The Armenian authorities are committed to separating business from politics despite the fact that dozens of government-linked businesspeople are again running for parliament, Prime Minister Tigran Sarkisian said on Wednesday.
The wealthy individuals, virtually all of them incumbent parliamentarians, make up the vast majority of the ruling Republican Party’s candidates in 33 of the country’s 41 single-mandate electoral districts.
Sarkisian denied any contradiction between their involvement in the parliamentary race and President Serzh Sarkisian’s November statement that “business must be consistently separated from the state system.” He argued that they are running on an individual, rather than party-list basis.

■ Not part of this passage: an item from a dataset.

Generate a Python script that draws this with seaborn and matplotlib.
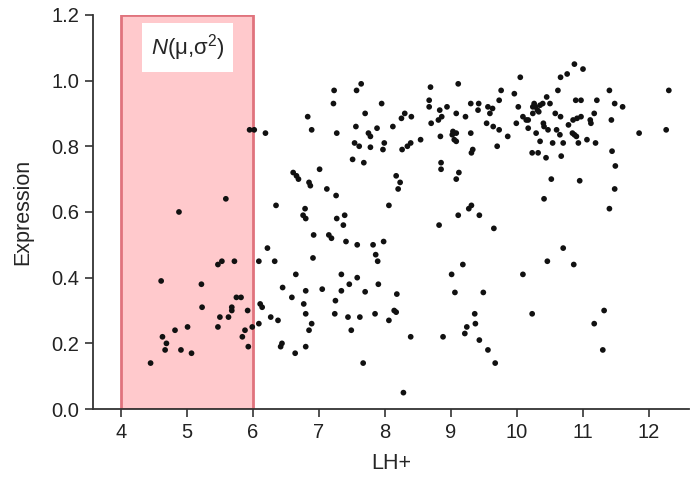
import matplotlib
matplotlib.use("Agg")
import matplotlib.pyplot as plt
import seaborn as sns

sns.set_style("ticks")
plt.rcParams['font.family'] = ['Liberation Sans', 'DejaVu Sans']
plt.rcParams['mathtext.fontset'] = 'custom'
plt.rcParams['mathtext.rm'] = 'Liberation Sans'
plt.rcParams['mathtext.it'] = 'Liberation Sans:italic'

# --------------------------------
# Data
# --------------------------------
lh_plus = [
    # inside the shaded 4-6 band
    4.88, 5.59, 5.53, 5.47, 5.72, 4.61, 5.22, 5.75, 5.82, 5.23, 5.68, 5.68, 5.92, 5.50, 5.63,
    5.47, 5.01, 4.82, 5.88, 5.99, 4.63, 4.69, 4.67, 4.91, 5.84, 5.93, 5.07, 4.45, 5.95, 6.02,
    # 6-8, upper
    6.19, 7.64, 7.57, 7.23, 7.22, 7.95, 6.83, 7.70, 6.89, 7.27, 7.56, 7.75, 7.78, 7.88, 8.12,
    7.99, 7.54, 7.61, 7.78, 7.97, 7.51, 7.68, 7.01, 6.61, 6.66, 6.69, 6.85, 6.87, 7.12, 7.26,
    8.17, 8.20, 8.06, 6.35, 6.79,
    # 6-8, lower
    6.76, 6.80, 7.27, 7.39, 7.37, 6.92, 7.15, 7.19, 7.41, 7.58, 7.82, 7.98, 7.86, 7.89, 6.22,
    6.09, 6.33, 6.91, 6.65, 7.34, 7.58, 7.46, 7.90, 6.45, 6.80, 7.05, 7.34, 7.70, 6.59, 6.77,
    7.25, 6.11, 6.14, 8.18, 8.14, 8.17, 6.80, 7.24, 7.85, 6.27, 6.38, 7.44, 7.62, 8.06, 6.09,
    6.89, 6.85, 7.49, 6.44, 6.42, 6.80, 6.64, 7.67,
    # 8-10, lower
    9.31, 9.27, 9.11, 9.43, 8.82, 9.65, 9.18, 9.01, 10.09, 9.06, 9.49, 9.36, 10.23, 9.37, 9.24,
    8.39, 8.88, 9.21, 9.43, 9.56, 9.67, 8.28,
    # 10-12, lower
    10.41, 11.40, 10.70, 10.46, 10.86, 11.32, 11.17, 11.30,
    # 8-10, upper
    10.05, 8.69, 9.11, 9.76, 9.96, 9.73, 8.67, 8.67, 8.83, 8.94, 9.30, 9.42, 9.41, 9.56, 9.63,
    9.59, 10.02, 8.30, 8.25, 8.40, 9.08, 9.22, 8.86, 8.81, 8.70, 9.54, 9.64, 9.73, 9.99, 10.09,
    10.14, 10.17, 10.24, 9.03, 9.02, 9.08, 9.05, 9.08, 8.84, 9.30, 9.86, 10.29, 8.54, 8.39, 8.34,
    8.26, 9.70, 9.33, 9.31, 10.23, 8.85, 8.85, 9.12, 9.08, 8.23,
    # 10-11 dense cluster
    10.62, 10.45, 10.26, 10.24, 10.28, 10.31, 10.35, 10.39, 10.33, 10.50, 10.58, 10.66, 10.40,
    10.41, 10.78, 10.85, 10.47, 10.60, 10.65, 10.35, 10.54, 10.70, 10.17,
    # 10-12.5, upper
    10.87, 11.00, 10.66, 10.76, 11.40, 12.30, 10.89, 10.97, 11.21, 11.48, 11.60, 11.17, 10.97,
    10.91, 11.11, 11.12, 11.43, 10.84, 10.87, 10.90, 11.85, 12.26, 10.93, 11.06, 11.19, 11.44,
    10.32, 10.44, 10.67, 11.49, 10.52, 10.95, 11.48,
]

expression = [
    0.60, 0.64, 0.45, 0.44, 0.45, 0.39, 0.38, 0.34, 0.34, 0.31, 0.31, 0.30, 0.30, 0.28, 0.28,
    0.25, 0.25, 0.24, 0.24, 0.25, 0.22, 0.20, 0.18, 0.18, 0.22, 0.19, 0.17, 0.14, 0.85, 0.85,
    0.84, 0.99, 0.97, 0.97, 0.93, 0.93, 0.89, 0.90, 0.85, 0.84, 0.86, 0.84, 0.83, 0.855, 0.86,
    0.81, 0.81, 0.80, 0.797, 0.79, 0.76, 0.75, 0.73, 0.72, 0.71, 0.70, 0.69, 0.68, 0.67, 0.65,
    0.71, 0.67, 0.62, 0.62, 0.61,
    0.59, 0.58, 0.58, 0.59, 0.56, 0.53, 0.53, 0.52, 0.51, 0.50, 0.50, 0.51, 0.47, 0.45, 0.49,
    0.45, 0.45, 0.46, 0.41, 0.41, 0.40, 0.38, 0.38, 0.37, 0.36, 0.365, 0.36, 0.357, 0.34, 0.32,
    0.33, 0.32, 0.31, 0.35, 0.30, 0.295, 0.29, 0.29, 0.29, 0.28, 0.27, 0.28, 0.28, 0.27, 0.26,
    0.26, 0.24, 0.24, 0.20, 0.19, 0.19, 0.17, 0.14,
    0.62, 0.61, 0.59, 0.59, 0.56, 0.55, 0.44, 0.41, 0.41, 0.355, 0.355, 0.29, 0.29, 0.26, 0.25,
    0.22, 0.22, 0.23, 0.21, 0.18, 0.14, 0.05,
    0.64, 0.61, 0.49, 0.45, 0.44, 0.30, 0.26, 0.18,
    1.01, 0.98, 0.99, 0.97, 0.96, 0.94, 0.94, 0.92, 0.91, 0.92, 0.93, 0.93, 0.91, 0.92, 0.915,
    0.90, 0.92, 0.90, 0.885, 0.89, 0.90, 0.89, 0.89, 0.88, 0.87, 0.87, 0.86, 0.85, 0.87, 0.89,
    0.88, 0.855, 0.90, 0.845, 0.835, 0.84, 0.82, 0.815, 0.83, 0.84, 0.83, 0.84, 0.82, 0.81, 0.80,
    0.79, 0.80, 0.79, 0.78, 0.78, 0.75, 0.73, 0.72, 0.70, 0.69,
    0.97, 0.95, 0.93, 0.92, 0.92, 0.91, 0.925, 0.93, 0.905, 0.93, 0.90, 0.89, 0.87,
    0.86, 0.865, 0.88, 0.85, 0.85, 0.835, 0.815, 0.81, 0.81, 0.88,
    1.05, 1.035, 1.01, 1.02, 0.97, 0.97, 0.94, 0.94, 0.94, 0.93, 0.92, 0.90, 0.89,
    0.885, 0.88, 0.87, 0.88, 0.84, 0.835, 0.83, 0.84, 0.85, 0.81, 0.82, 0.81, 0.785,
    0.78, 0.765, 0.77, 0.74, 0.70, 0.695, 0.67,
]

band = (4, 6)
x_ticks = [4, 5, 6, 7, 8, 9, 10, 11, 12]
y_ticks = [0.0, 0.2, 0.4, 0.6, 0.8, 1.0, 1.2]

# --------------------------------
# Plot
# --------------------------------
fig, ax = plt.subplots(figsize=(6.9, 4.79), dpi=100)
fig.subplots_adjust(left=0.135, right=0.998, top=0.969, bottom=0.146)

ax.axvspan(band[0], band[1], facecolor='#ffc9cc', edgecolor='#e0737d', lw=2, zorder=1)

sns.scatterplot(x=lh_plus, y=expression, color='#111111', s=17, edgecolor='none',
                ax=ax, zorder=3)

ax.text(5.01, 1.1, r'$\mathit{N}$(μ,σ$^2$)', ha='center', va='center', fontsize=16,
        bbox=dict(facecolor='white', edgecolor='none', boxstyle='square,pad=0.4'), zorder=4)

ax.set_xlim(3.58, 12.6)
ax.set_ylim(0, 1.2)
ax.set_xticks(x_ticks)
ax.set_yticks(y_ticks)
ax.set_yticklabels([f"{v:.1f}" for v in y_ticks])
ax.set_xlabel("LH+", fontsize=15.5, labelpad=8)
ax.set_ylabel("Expression", fontsize=15.5, labelpad=13)
ax.tick_params(direction='out', length=6, width=1.2, color='#333333', labelsize=14.5,
               labelcolor='#222222', pad=4)

sns.despine(ax=ax)
for side in ['left', 'bottom']:
    ax.spines[side].set_color('#333333')
    ax.spines[side].set_linewidth(1.3)

plt.savefig("out.png", dpi=100)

“We stand by our statements,” the prime minister told journalists. “Businessmen will not enter the parliament through the Republican Party’s [proportional representation] list. That principle is upheld by our decisions.”
Asked to comment on why Armenian entrepreneurs remain keen to have parliament seats or even ministerial portfolios, Tigran Sarkisian said, “When people will see that doing business is more convenient if they are not ministers or deputies, they will resist that temptation,”

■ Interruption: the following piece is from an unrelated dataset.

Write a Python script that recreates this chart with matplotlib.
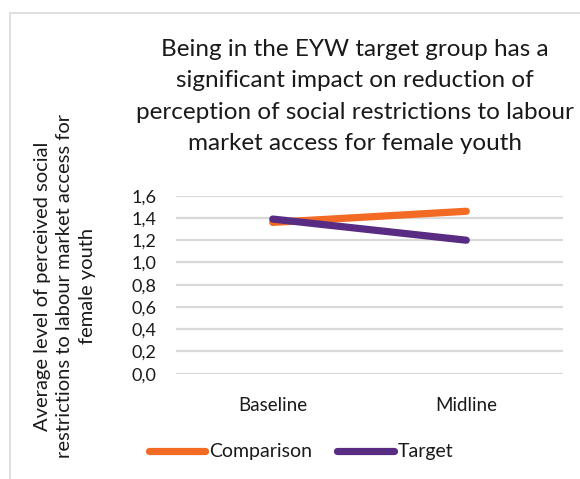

Well-to-do candidates with strong government connections have traditionally done well in Armenian parliamentary elections held in single-seat districts. Many of them are routinely accused by the media and opposition of bribing and bullying voters.
About two dozen businesspeople linked to the Republican Party were elected to the current Armenian parliament under the proportional representation system in 2007. A similar number of other entrepreneurs got elected on an individual basis.